:: STATED PROBLEM ::
Using the material below, print a verbatim copy of every line from the one containing "Clone this chart in Chart.js." through the one containing "const total = values.reduce((a, b)", inclusive, and omit the pictures.

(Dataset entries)
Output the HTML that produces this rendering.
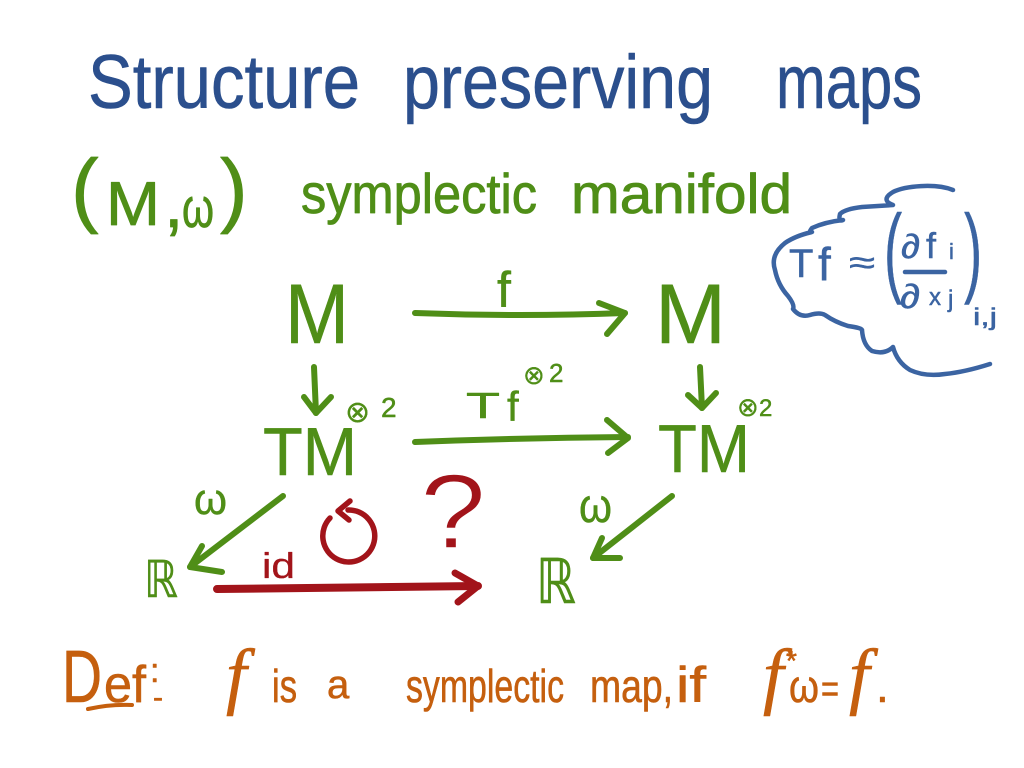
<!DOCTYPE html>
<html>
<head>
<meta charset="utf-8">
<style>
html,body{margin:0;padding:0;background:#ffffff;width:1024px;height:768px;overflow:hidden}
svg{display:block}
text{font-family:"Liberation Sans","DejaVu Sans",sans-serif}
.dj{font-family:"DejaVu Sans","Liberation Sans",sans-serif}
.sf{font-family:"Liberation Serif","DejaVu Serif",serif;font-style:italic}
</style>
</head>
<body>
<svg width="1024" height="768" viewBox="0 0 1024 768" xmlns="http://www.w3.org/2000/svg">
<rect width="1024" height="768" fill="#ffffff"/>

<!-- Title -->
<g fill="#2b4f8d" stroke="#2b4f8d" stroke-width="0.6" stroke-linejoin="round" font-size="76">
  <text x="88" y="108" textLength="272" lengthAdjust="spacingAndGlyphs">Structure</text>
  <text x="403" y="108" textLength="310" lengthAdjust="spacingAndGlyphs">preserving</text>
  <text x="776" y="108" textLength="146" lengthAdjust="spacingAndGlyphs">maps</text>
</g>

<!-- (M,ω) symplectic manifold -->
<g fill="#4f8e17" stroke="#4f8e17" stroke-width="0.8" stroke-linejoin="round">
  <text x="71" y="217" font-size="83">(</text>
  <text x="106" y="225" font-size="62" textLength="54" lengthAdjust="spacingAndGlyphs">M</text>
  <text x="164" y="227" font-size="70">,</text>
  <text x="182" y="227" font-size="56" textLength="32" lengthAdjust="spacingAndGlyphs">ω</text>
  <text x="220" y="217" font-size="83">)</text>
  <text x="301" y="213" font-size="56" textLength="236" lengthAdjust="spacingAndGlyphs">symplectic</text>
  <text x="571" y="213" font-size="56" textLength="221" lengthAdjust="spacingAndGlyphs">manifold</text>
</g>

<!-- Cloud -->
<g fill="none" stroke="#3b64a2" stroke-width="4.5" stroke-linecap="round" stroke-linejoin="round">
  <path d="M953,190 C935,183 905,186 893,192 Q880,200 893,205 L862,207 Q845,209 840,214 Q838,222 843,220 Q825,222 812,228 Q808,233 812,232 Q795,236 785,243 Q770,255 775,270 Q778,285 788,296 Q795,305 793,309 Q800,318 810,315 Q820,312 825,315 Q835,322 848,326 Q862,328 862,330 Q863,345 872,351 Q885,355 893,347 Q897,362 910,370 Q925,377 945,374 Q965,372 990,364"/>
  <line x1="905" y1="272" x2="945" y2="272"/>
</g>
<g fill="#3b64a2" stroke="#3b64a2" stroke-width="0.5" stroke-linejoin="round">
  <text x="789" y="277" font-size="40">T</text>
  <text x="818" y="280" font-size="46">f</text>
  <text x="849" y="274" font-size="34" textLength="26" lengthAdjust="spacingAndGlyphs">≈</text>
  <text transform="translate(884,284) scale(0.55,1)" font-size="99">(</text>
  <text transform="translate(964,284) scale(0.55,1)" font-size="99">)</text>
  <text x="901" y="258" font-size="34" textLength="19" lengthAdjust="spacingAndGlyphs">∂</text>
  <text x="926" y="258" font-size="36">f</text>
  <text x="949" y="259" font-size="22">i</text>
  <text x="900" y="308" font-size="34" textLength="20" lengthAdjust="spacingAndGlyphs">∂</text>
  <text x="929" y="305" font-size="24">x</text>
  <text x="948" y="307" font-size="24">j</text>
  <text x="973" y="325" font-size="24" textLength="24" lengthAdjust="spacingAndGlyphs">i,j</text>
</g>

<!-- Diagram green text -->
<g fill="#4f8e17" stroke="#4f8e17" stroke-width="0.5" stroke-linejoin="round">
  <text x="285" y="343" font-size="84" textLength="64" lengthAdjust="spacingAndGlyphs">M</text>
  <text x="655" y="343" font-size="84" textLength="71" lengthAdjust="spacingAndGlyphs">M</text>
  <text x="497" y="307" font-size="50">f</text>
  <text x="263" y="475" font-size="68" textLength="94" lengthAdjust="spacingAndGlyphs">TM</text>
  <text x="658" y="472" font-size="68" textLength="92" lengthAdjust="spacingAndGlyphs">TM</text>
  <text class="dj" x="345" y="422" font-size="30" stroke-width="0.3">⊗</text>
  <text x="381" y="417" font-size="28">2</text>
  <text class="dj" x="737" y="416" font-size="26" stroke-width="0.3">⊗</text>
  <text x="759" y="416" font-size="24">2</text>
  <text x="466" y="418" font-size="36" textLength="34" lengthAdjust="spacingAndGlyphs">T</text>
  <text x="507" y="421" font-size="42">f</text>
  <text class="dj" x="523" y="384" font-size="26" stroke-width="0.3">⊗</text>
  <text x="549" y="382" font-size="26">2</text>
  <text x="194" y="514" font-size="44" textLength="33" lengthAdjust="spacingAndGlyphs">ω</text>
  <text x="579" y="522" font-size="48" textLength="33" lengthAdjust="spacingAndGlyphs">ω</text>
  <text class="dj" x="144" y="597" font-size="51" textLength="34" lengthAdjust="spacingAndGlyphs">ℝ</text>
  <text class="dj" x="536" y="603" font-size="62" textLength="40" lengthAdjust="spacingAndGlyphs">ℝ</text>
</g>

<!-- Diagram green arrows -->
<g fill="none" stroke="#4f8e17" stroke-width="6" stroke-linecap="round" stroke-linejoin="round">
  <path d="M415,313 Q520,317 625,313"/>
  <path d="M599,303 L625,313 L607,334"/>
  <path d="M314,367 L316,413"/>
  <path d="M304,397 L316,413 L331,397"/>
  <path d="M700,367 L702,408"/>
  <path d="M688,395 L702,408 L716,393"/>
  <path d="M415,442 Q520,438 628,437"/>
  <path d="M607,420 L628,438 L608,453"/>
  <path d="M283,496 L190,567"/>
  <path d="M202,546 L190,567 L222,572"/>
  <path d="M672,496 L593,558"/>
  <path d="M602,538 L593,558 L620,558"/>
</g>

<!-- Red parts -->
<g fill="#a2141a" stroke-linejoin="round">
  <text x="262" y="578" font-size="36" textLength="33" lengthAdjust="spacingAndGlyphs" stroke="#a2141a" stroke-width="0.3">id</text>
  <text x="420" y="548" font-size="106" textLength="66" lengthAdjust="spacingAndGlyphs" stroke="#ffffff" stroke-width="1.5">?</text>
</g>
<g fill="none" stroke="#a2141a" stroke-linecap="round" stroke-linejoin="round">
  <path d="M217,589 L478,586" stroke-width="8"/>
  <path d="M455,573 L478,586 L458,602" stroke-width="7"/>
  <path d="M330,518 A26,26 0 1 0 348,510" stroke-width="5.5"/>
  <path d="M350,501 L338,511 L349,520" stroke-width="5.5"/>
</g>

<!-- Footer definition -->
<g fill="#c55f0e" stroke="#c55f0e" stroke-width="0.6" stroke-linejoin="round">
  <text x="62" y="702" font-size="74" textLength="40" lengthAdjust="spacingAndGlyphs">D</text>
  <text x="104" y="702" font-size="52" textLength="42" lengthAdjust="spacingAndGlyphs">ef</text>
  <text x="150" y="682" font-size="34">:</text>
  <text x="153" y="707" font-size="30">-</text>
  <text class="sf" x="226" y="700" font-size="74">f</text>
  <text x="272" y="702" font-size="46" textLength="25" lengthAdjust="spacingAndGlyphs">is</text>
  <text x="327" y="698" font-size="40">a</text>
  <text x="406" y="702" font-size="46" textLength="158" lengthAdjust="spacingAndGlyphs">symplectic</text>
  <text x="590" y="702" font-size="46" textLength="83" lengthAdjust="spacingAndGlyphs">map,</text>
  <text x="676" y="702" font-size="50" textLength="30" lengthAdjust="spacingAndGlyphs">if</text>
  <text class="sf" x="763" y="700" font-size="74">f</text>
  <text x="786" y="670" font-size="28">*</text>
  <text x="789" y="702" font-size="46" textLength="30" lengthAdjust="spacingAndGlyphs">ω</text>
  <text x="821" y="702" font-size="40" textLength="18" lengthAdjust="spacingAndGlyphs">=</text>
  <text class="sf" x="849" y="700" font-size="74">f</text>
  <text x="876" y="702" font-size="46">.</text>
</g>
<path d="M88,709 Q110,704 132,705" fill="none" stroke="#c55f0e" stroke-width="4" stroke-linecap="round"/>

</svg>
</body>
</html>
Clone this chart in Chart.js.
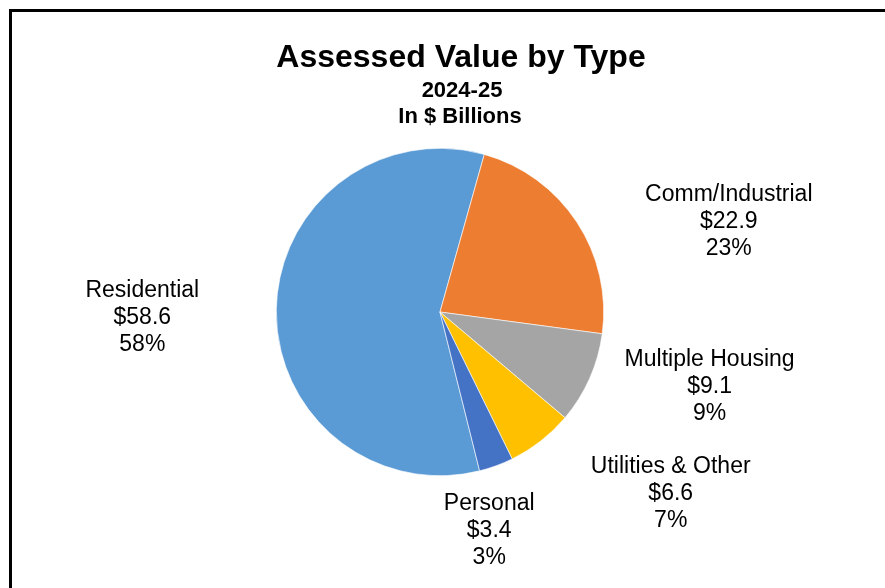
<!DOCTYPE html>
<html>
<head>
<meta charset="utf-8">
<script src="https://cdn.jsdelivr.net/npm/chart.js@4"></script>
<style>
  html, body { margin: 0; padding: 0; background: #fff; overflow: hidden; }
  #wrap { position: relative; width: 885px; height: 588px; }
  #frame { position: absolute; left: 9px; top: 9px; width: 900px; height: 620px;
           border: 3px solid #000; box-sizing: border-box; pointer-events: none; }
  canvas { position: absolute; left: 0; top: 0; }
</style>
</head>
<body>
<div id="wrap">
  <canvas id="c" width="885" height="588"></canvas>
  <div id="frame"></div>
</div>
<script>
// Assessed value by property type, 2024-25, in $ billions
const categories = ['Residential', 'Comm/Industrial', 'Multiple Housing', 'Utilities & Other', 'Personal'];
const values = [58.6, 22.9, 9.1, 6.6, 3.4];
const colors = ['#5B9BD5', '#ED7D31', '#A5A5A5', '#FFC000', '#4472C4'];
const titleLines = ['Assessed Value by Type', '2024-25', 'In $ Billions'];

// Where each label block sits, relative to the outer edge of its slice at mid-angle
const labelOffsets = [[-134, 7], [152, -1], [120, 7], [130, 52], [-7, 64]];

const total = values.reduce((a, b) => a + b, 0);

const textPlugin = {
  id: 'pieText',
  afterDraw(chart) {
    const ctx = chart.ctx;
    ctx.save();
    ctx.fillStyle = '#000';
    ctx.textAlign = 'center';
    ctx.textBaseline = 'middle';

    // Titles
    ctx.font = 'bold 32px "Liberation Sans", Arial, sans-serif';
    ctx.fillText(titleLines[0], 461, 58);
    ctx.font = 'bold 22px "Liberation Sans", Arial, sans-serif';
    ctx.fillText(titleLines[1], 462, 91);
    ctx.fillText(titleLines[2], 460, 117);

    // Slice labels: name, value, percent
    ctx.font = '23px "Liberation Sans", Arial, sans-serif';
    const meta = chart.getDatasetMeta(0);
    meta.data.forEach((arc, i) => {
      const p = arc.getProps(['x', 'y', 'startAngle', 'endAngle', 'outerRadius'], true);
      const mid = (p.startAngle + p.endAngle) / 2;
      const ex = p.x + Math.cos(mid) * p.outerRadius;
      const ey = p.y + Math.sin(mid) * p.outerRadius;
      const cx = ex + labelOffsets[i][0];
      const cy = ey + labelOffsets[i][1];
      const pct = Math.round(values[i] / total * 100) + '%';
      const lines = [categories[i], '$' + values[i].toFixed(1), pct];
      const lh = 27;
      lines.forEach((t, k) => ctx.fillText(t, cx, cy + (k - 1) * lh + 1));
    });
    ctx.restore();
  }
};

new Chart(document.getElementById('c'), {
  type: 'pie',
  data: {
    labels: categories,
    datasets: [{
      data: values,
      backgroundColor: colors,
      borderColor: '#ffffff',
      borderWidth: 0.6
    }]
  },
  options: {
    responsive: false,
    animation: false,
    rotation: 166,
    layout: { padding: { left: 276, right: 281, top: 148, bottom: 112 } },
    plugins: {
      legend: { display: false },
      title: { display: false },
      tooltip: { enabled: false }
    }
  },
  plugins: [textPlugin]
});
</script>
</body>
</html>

:: CORRECT RESPONSE ::
Clone this chart in Chart.js.
<!DOCTYPE html>
<html>
<head>
<meta charset="utf-8">
<script src="https://cdn.jsdelivr.net/npm/chart.js@4"></script>
<style>
  html, body { margin: 0; padding: 0; background: #fff; overflow: hidden; }
  #wrap { position: relative; width: 885px; height: 588px; }
  #frame { position: absolute; left: 9px; top: 9px; width: 900px; height: 620px;
           border: 3px solid #000; box-sizing: border-box; pointer-events: none; }
  canvas { position: absolute; left: 0; top: 0; }
</style>
</head>
<body>
<div id="wrap">
  <canvas id="c" width="885" height="588"></canvas>
  <div id="frame"></div>
</div>
<script>
// Assessed value by property type, 2024-25, in $ billions
const categories = ['Residential', 'Comm/Industrial', 'Multiple Housing', 'Utilities & Other', 'Personal'];
const values = [58.6, 22.9, 9.1, 6.6, 3.4];
const colors = ['#5B9BD5', '#ED7D31', '#A5A5A5', '#FFC000', '#4472C4'];
const titleLines = ['Assessed Value by Type', '2024-25', 'In $ Billions'];

// Where each label block sits, relative to the outer edge of its slice at mid-angle
const labelOffsets = [[-134, 7], [152, -1], [120, 7], [130, 52], [-7, 64]];

const total = values.reduce((a, b) => a + b, 0);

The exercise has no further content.